Data from the parents is used to generate the node using negative binomial regression by applying the betas to the design matrix and sampling from the rnbinom function.

Usage

node_negative_binomial(data, parents, formula=NULL, betas,
                       intercept, theta)

Arguments

data

A data.table (or something that can be coerced to a data.table) containing all columns specified by parents.

parents

A character vector specifying the names of the parents that this particular child node has. If non-linear combinations or interaction effects should be included, the user may specify the formula argument instead.

formula

An optional formula object to describe how the node should be generated or NULL (default). If supplied it should start with ~, having nothing else on the left hand side. The right hand side may contain any valid formula syntax, such as A + B or A + B + I(A^2), allowing non-linear effects. If this argument is defined, there is no need to define the parents argument. For example, using parents=c("A", "B") is equal to using formula= ~ A + B.

betas

A numeric vector with length equal to parents, specifying the causal beta coefficients used to generate the node.

intercept

A single number specifying the intercept that should be used when generating the node.

theta

A single number specifying the theta parameter (size argument in rnbinom).

Details

This function uses the linear predictor defined by the betas and the input design matrix to sample from a subject-specific negative binomial distribution.
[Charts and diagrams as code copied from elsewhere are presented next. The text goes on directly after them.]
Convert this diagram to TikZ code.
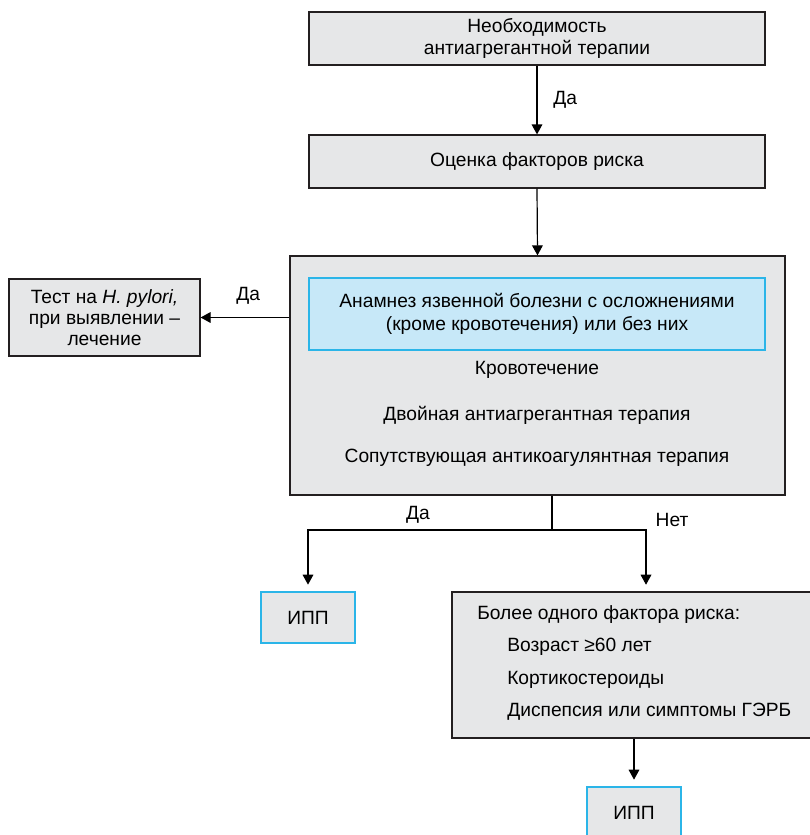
\documentclass[tikz,border=0pt]{standalone}
\usepackage{fontspec}
\setmainfont{Liberation Sans}
\usetikzlibrary{arrows.meta}
\definecolor{boxgrey}{HTML}{E6E7E8}
\definecolor{boxline}{HTML}{231F20}
\definecolor{bluefill}{HTML}{C7E8F8}
\definecolor{blueline}{HTML}{2BB5E8}
\tikzset{
  greybox/.style={draw=boxline, line width=0.9pt, fill=boxgrey, inner sep=0pt, align=center},
  bluebox/.style={draw=blueline, line width=1pt, fill=bluefill, inner sep=0pt, align=center},
  ippbox/.style={draw=blueline, line width=1pt, fill=boxgrey, inner sep=0pt, align=center},
  txt/.style={inner sep=0pt, align=center},
  ltxt/.style={inner sep=0pt, anchor=west},
  arr/.style={line width=0.9pt, draw=black, -{Triangle[width=8pt,length=7.5pt]}},
  ln/.style={line width=0.9pt, draw=black},
}
\begin{document}
\begin{tikzpicture}[x=0.75pt,y=-0.75pt, font=\fontsize{14.4pt}{16.8pt}\selectfont]
\useasboundingbox (0,0) rectangle (810,835);
% boxes
\node[greybox, minimum width=342pt, minimum height=39.75pt] (need) at (537,38.5)
  {Необходимость\\антиагрегантной терапии};
\node[greybox, minimum width=342pt, minimum height=39.75pt] (risk) at (537,161.5)
  {Оценка факторов риска};
\node[greybox, minimum width=371.25pt, minimum height=179.25pt] (main) at (537.5,375.5) {};
\node[bluebox, minimum width=342pt, minimum height=54pt] (hist) at (537,314)
  {Анамнез язвенной болезни с осложнениями\\(кроме кровотечения) или без них};
\node[txt] (bleed) at (537,370) {Кровотечение};
\node[txt] (dual) at (537,415) {Двойная антиагрегантная терапия};
\node[txt] (antico) at (537,458) {Сопутствующая антикоагулянтная терапия};
\node[greybox, minimum width=143.25pt, minimum height=57.75pt, font=\fontsize{14.4pt}{15.9pt}\selectfont] (hp) at (104.5,317.5)
  {Тест на \textit{H. pylori,}\\при выявлении –\\лечение};
\node[ippbox, minimum width=70.5pt, minimum height=38.25pt] (ipp1) at (308,617.5) {ИПП};
\node[greybox, minimum width=272.25pt, minimum height=109.5pt] (more) at (633.5,665) {};
\node[ltxt] (more1) at (477,615) {Более одного фактора риска:};
\node[ltxt] (age) at (507,647) {Возраст ≥60 лет};
\node[ltxt] (cort) at (507,680) {Кортикостероиды};
\node[ltxt] (dysp) at (507,712) {Диспепсия или симптомы ГЭРБ};
\node[ippbox, minimum width=70.5pt, minimum height=38.25pt] (ipp2) at (634,812.5) {ИПП};
% connectors
\draw[arr] (need.south) -- (risk.north);
\node[ltxt] (yes1) at (553,100) {Да};
\draw[arr] (risk.south) -- (main.north);
\draw[arr] (main.west |- hp.east) -- (hp.east);
\node[ltxt] (yes2) at (236,296) {Да};
\coordinate (j) at (552,530);
\coordinate (r) at (646,530);
\draw[ln] (main.south -| j) -- (j);
\draw[arr, shorten >=5pt] (j) -| (ipp1.north);
\draw[arr, shorten >=5pt] (j) -- (r) -- (r |- more.north);
\node[txt] (yes3) at (418,515) {Да};
\node[txt] (no) at (672,520) {Нет};
\draw[arr, shorten >=5pt] (more.south -| ipp2.north) -- (ipp2.north);
\end{tikzpicture}
\end{document}
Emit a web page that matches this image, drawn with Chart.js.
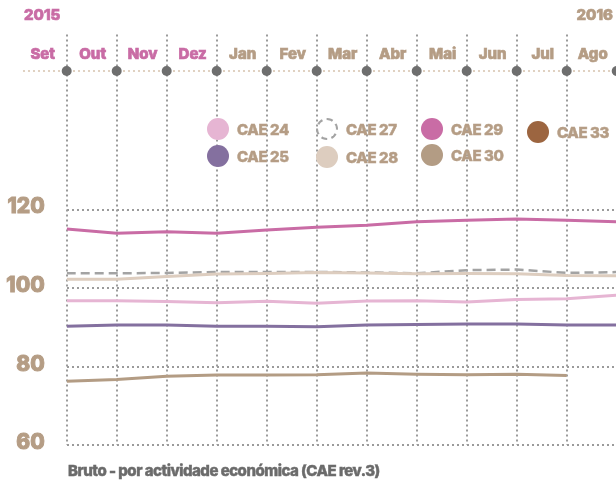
<!DOCTYPE html>
<html>
<head>
<meta charset="utf-8">
<script src="https://cdn.jsdelivr.net/npm/chart.js@4/dist/chart.umd.min.js"></script>
<style>
  html, body { margin: 0; padding: 0; background: #fff; }
  #wrap { position: relative; width: 616px; height: 481px; overflow: hidden; font-family: Inter, "Noto Sans", sans-serif; }
  #c { position: absolute; left: 0; top: 0; }
  .leg { position: absolute; display: flex; align-items: center; font-weight: 800; font-size: 15px; color: #b59d85; letter-spacing: -0.4px; white-space: nowrap; -webkit-text-stroke: 0.45px #b59d85; }
  .sw { width: 22px; height: 22px; border-radius: 50%; margin-right: 8px; box-sizing: border-box; flex: none; }
  #title { position: absolute; left: 68px; top: 461px; font-weight: 800; font-size: 15px; color: #6b6b6b; letter-spacing: -0.5px; white-space: nowrap; -webkit-text-stroke: 0.45px #6b6b6b; }
</style>
</head>
<body>
<div id="wrap">
  <canvas id="c" width="616" height="481"></canvas>
  <div id="legend"></div>
  <div id="title">Bruto - por actividade económica (CAE rev.3)</div>
</div>
<script>
// ---- data ----
const months = ['Set','Out','Nov','Dez','Jan','Fev','Mar','Abr','Mai','Jun','Jul','Ago'];
const monthYears = ['2015','2015','2015','2015','2016','2016','2016','2016','2016','2016','2016','2016'];
const yearLabels = ['2015','2016'];
const yTicks = [60, 80, 100, 120];
const seriesNames = ['CAE 24','CAE 25','CAE 27','CAE 28','CAE 29','CAE 30','CAE 33'];
const cae24 = [96.8, 96.8, 96.6, 96.3, 96.65, 96.15, 96.75, 96.8, 96.5, 97.15, 97.3, 98.25];
const cae25 = [90.3, 90.65, 90.65, 90.3, 90.3, 90.2, 90.65, 90.75, 90.9, 90.9, 90.65, 90.65];
const cae27 = [103.8, 103.8, 103.9, 104.1, 104.15, 104.15, 104.0, 103.8, 104.6, 104.75, 103.9, 104.1];
const cae28 = [102.25, 102.3, 103.0, 103.6, 103.75, 104.0, 103.9, 103.65, 103.75, 103.65, 103.25, 103.15];
const cae29 = [115.1, 114.0, 114.4, 114.0, 114.8, 115.5, 116.0, 116.9, 117.3, 117.65, 117.3, 116.9];
const cae30 = [76.3, 76.75, 77.6, 77.9, 77.9, 77.95, 78.4, 78.1, 77.95, 78.1, 77.75, null];
const cae33 = [null, null, null, null, null, null, null, null, null, null, null, null];

// ---- styles ----
const PINK = '#c96ca5', TAN = '#b59d85';
const FONT = 'Inter, "Noto Sans", sans-serif';
const styles = {
  'CAE 24': { color: '#e6b5d3' },
  'CAE 25': { color: '#84709f' },
  'CAE 27': { color: '#a3a3a3', dash: [9, 5], hollow: true },
  'CAE 28': { color: '#ddcdbf' },
  'CAE 29': { color: PINK },
  'CAE 30': { color: '#b39c84' },
  'CAE 33': { color: '#9c6540' }
};
const seriesValues = { 'CAE 24': cae24, 'CAE 25': cae25, 'CAE 27': cae27, 'CAE 28': cae28, 'CAE 29': cae29, 'CAE 30': cae30, 'CAE 33': cae33 };
const drawOrder = ['CAE 30','CAE 25','CAE 24','CAE 28','CAE 27','CAE 29','CAE 33'];

const datasets = drawOrder.map(name => ({
  label: name,
  data: seriesValues[name].map((v, i) => ({ x: i, y: v })),
  borderColor: styles[name].color,
  borderWidth: name === 'CAE 27' ? 2.5 : 3,
  borderDash: styles[name].dash || [],
  pointRadius: 0,
  tension: 0,
  fill: false,
  spanGaps: false
}));

// ---- legend (HTML) ----
const legendPos = {
  'CAE 24': [207, 118], 'CAE 25': [207, 145],
  'CAE 27': [316, 118], 'CAE 28': [316, 146],
  'CAE 29': [421, 118], 'CAE 30': [421, 144],
  'CAE 33': [527, 121]
};
const legEl = document.getElementById('legend');
seriesNames.forEach(name => {
  const d = document.createElement('div');
  d.className = 'leg';
  d.style.left = legendPos[name][0] + 'px';
  d.style.top = legendPos[name][1] + 'px';
  const sw = document.createElement('span');
  sw.className = 'sw';
  if (styles[name].hollow) {
    sw.style.border = '2px dashed #a3a3a3';
  } else {
    sw.style.background = styles[name].color;
  }
  d.appendChild(sw);
  d.appendChild(document.createTextNode(name));
  legEl.appendChild(d);
});

function boldText(ctx, txt, x, y, color) {
  ctx.fillStyle = color;
  ctx.strokeStyle = color;
  ctx.lineWidth = 0.7;
  ctx.fillText(txt, x, y);
  ctx.strokeText(txt, x, y);
}

// ---- top month axis plugin ----
const topAxis = {
  id: 'topAxis',
  afterDraw(chart) {
    const ctx = chart.ctx;
    const xs = chart.scales.x;
    const yLine = 71;
    ctx.save();
    ctx.fillStyle = '#d9c7b3';
    for (let x = 24; x < 616; x += 5) {
      ctx.beginPath();
      ctx.arc(x, yLine, 1.1, 0, Math.PI * 2);
      ctx.fill();
    }
    ctx.fillStyle = '#6e6e6e';
    for (let i = 0; i <= 11; i++) {
      const px = xs.getPixelForValue(i);
      ctx.beginPath();
      ctx.arc(px, yLine, 5, 0, Math.PI * 2);
      ctx.fill();
    }
    ctx.font = '800 15px ' + FONT;
    ctx.textAlign = 'center';
    ctx.textBaseline = 'middle';
    months.forEach((m, i) => {
      boldText(ctx, m, xs.getPixelForValue(i - 0.5) + 1, 54, monthYears[i] === '2015' ? PINK : TAN);
    });
    ctx.textAlign = 'left';
    boldText(ctx, yearLabels[0], 24, 15, PINK);
    ctx.textAlign = 'right';
    boldText(ctx, yearLabels[1], 613, 15, TAN);
    ctx.restore();
  }
};

new Chart(document.getElementById('c'), {
  type: 'line',
  data: { datasets },
  plugins: [topAxis],
  options: {
    responsive: false,
    animation: false,
    events: [],
    layout: { padding: { top: 27, bottom: 35.7, left: 0, right: 0 } },
    plugins: { legend: { display: false }, tooltip: { enabled: false }, title: { display: false } },
    scales: {
      x: {
        type: 'linear',
        min: 0,
        max: (616 - 66.7) / 50,
        afterBuildTicks: s => { s.ticks = months.map((m, i) => ({ value: i })); },
        ticks: { display: false },
        grid: { color: '#9b9b9b', lineWidth: 2, drawTicks: false },
        border: { display: false, dash: [2, 3] }
      },
      y: {
        type: 'linear',
        min: 60,
        max: 60 + (445.3 - 27) / 4,
        afterBuildTicks: s => { s.ticks = yTicks.map(v => ({ value: v })); },
        afterFit: s => { s.width = 66.7; },
        ticks: {
          padding: 22,
          labelOffset: -2.5,
          color: TAN,
          font: { family: FONT, size: 21, weight: '800' },
          textStrokeColor: TAN,
          textStrokeWidth: 1
        },
        grid: { color: '#9b9b9b', lineWidth: 2, drawTicks: false },
        border: { display: false, dash: [2, 3] }
      }
    }
  }
});
</script>
</body>
</html>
It does to by calculating the linear predictor using the data, betas and intercept, exponentiating it and passing it to the mu argument of the rnbinom function of the stats package.

Author

Robin Denz

Value

Returns a numeric vector of length nrow(data).

Examples

library(simDAG)

set.seed(124554)

dag <- empty_dag() +
  node("age", type="rnorm", mean=50, sd=4) +
  node("sex", type="rbernoulli", p=0.5) +
  node("smoking", type="negative_binomial", theta=0.05,
       formula= ~ -2 + sexTRUE*1.1 + age*0.4)

sim_dat <- sim_from_dag(dag=dag, n_sim=100, sort_dag=FALSE)